CM Himanta Launches 1-Crore Sapling Drive for I-Day
Synopsis
Key Takeaways
Assam Chief Minister Himanta Biswa Sarma announced on Friday, 3 July 2026 that the state will mobilise 10 lakh students to plant and nurture 1 crore saplings under the 'Brikhya Bandhu' initiative, tying the mass plantation drive to India's 80th Independence Day celebrations.
Context
Posting on X, CM Sarma framed the drive with a pointed contrast: 'While some chase green flags, Assam's students are expanding green forests.' The remark positions the initiative as a substantive environmental action rather than symbolic gesture, anchoring it to the national milestone of 15 August 2027. The Brikhya Bandhu scheme — the name translates roughly to 'Friend of Trees' — places students at the centre of both planting and long-term nurturing of the saplings.
Policy Backdrop
Assam has a long history of state-led afforestation, with the Van Mahotsav plantation festival dating to the 1950s and the National Mission for a Green India providing a central policy framework since 2014. The northeastern state faces compounding pressures on its forest cover from annual flooding, encroachment, and land-use change, giving large-scale plantation drives both ecological and political salience. The current BJP-led administration has continued this tradition while scaling ambition — linking student participation numbers and sapling targets to high-visibility national events.

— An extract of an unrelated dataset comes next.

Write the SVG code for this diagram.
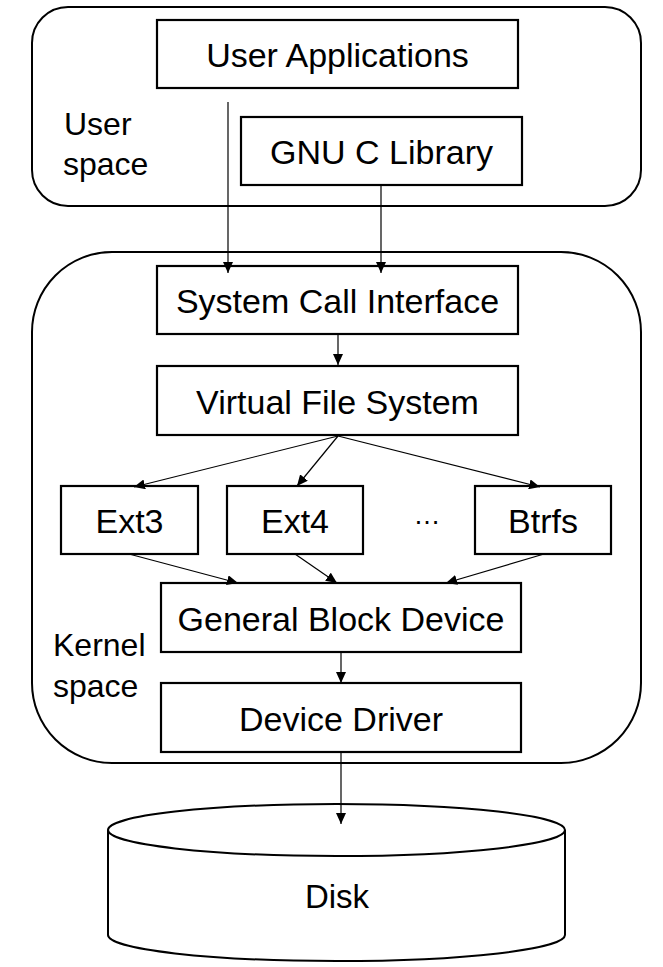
<svg xmlns="http://www.w3.org/2000/svg" width="663" height="967" viewBox="0 0 663 967">
<style>
.box{fill:#fff;stroke:#000;stroke-width:2.2}
.grp{fill:#fff;stroke:#000;stroke-width:2}
.t{font-family:"Liberation Sans",Arial,sans-serif;font-size:34px;fill:#000;text-anchor:middle}
.lbl{font-family:"Liberation Sans",Arial,sans-serif;font-size:32px;fill:#000}
.c{fill:none;stroke:#000;stroke-width:1.2}
</style>
<defs>
<marker id="ah" markerUnits="userSpaceOnUse" markerWidth="12" markerHeight="10" refX="11" refY="5" orient="auto">
<path d="M0,0 L11,5 L0,10 Z" fill="#000"/>
</marker>
</defs>
<rect fill="#fff" width="663" height="967"/>
<g id="user-space">
<rect class="grp" x="32" y="7" width="609" height="199" rx="36" ry="36"/>
<text class="lbl" x="64" y="135">User</text>
<text class="lbl" x="63" y="175">space</text>
</g>
<g id="kernel-space">
<rect class="grp" x="32" y="252" width="609" height="511" rx="80" ry="80"/>
<text class="lbl" x="53" y="656">Kernel</text>
<text class="lbl" x="53" y="697">space</text>
</g>
<g id="user-applications">
<rect class="box" x="157" y="20" width="361" height="68"/>
<text class="t" x="337.5" y="67">User Applications</text>
</g>
<g id="gnu-c-library">
<rect class="box" x="241" y="117" width="281" height="68"/>
<text class="t" x="381.5" y="164">GNU C Library</text>
</g>
<g id="system-call-interface">
<rect class="box" x="157" y="266" width="361" height="68"/>
<text class="t" x="337.5" y="313">System Call Interface</text>
</g>
<g id="virtual-file-system">
<rect class="box" x="157" y="366" width="361" height="69"/>
<text class="t" x="337.5" y="414">Virtual File System</text>
</g>
<g id="ext3">
<rect class="box" x="61" y="486" width="137" height="68"/>
<text class="t" x="129.5" y="533">Ext3</text>
</g>
<g id="ext4">
<rect class="box" x="227" y="486" width="136" height="68"/>
<text class="t" x="295" y="533">Ext4</text>
</g>
<g id="ellipsis">
<text class="t" x="427" y="524" style="font-size:27px">…</text>
</g>
<g id="btrfs">
<rect class="box" x="475" y="486" width="136" height="68"/>
<text class="t" x="543" y="533">Btrfs</text>
</g>
<g id="general-block-device">
<rect class="box" x="161" y="583" width="360" height="69"/>
<text class="t" x="341" y="631">General Block Device</text>
</g>
<g id="device-driver">
<rect class="box" x="161" y="683" width="360" height="69"/>
<text class="t" x="341" y="731">Device Driver</text>
</g>
<g id="disk">
<path class="grp" d="M108,830 L108,935 A228.5,26 0 0 0 565,935 L565,830"/>
<ellipse class="grp" cx="336.5" cy="830" rx="228.5" ry="26"/>
<text class="t" x="337" y="908" style="font-size:33px">Disk</text>
</g>
<g id="connectors">
<line class="c" x1="228" y1="102" x2="228" y2="273" marker-end="url(#ah)"/>
<line class="c" x1="381" y1="186" x2="381" y2="273" marker-end="url(#ah)"/>
<line class="c" x1="338" y1="335" x2="338" y2="365" marker-end="url(#ah)"/>
<line class="c" x1="338" y1="436" x2="134" y2="487" marker-end="url(#ah)"/>
<line class="c" x1="338" y1="436" x2="297" y2="486" marker-end="url(#ah)"/>
<line class="c" x1="338" y1="436" x2="540" y2="487" marker-end="url(#ah)"/>
<line class="c" x1="129" y1="554" x2="238" y2="583" marker-end="url(#ah)"/>
<line class="c" x1="295" y1="554" x2="337" y2="583" marker-end="url(#ah)"/>
<line class="c" x1="544" y1="554" x2="446" y2="583" marker-end="url(#ah)"/>
<line class="c" x1="341" y1="652" x2="341" y2="683" marker-end="url(#ah)"/>
<line class="c" x1="341" y1="752" x2="341" y2="824" marker-end="url(#ah)"/>
</g>
</svg>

State afforestation efforts also operate within the framework of the Compensatory Afforestation Fund Management and Planning Authority (CAMPA), which channels funds from forest land diverted for development back into plantation and conservation work. Tying a student-led drive to Independence Day allows the government to simultaneously meet awareness, labour, and optics objectives at relatively low administrative cost.
Stakeholders and Impact
The primary actors in the drive are school students across Assam and the Assam Forest Department, which will coordinate logistics at scale. If the 1 crore sapling target is met and survival rates are maintained, the drive could make a measurable contribution to the state's green cover — though survival monitoring mechanisms under Brikhya Bandhu have not yet been detailed publicly. Student participation at this scale also embeds environmental awareness into a generation of young Assamese citizens, an outcome that policymakers and conservationists have long advocated as essential for durable ecological change.
The initiative carries symbolic weight beyond Assam as well. As convenor of the North-East Democratic Alliance (NEDA), CM Sarma is a prominent regional voice, and a successful large-scale green drive could serve as a model for other northeastern states that share similar biodiversity and forest-cover challenges.
What's Next
The drive is pegged to 15 August 2027, giving the state administration roughly thirteen months to plan school-level coordination, sapling procurement, and site selection across Assam's districts. Observers will watch for official guidelines from the Assam Forest Department on how sapling survival will be tracked and whether Brikhya Bandhu will be integrated into school eco-club programmes or state budget allocations. The credibility of the initiative will ultimately rest on post-plantation monitoring — a step that has historically been the weakest link in India's mass afforestation drives.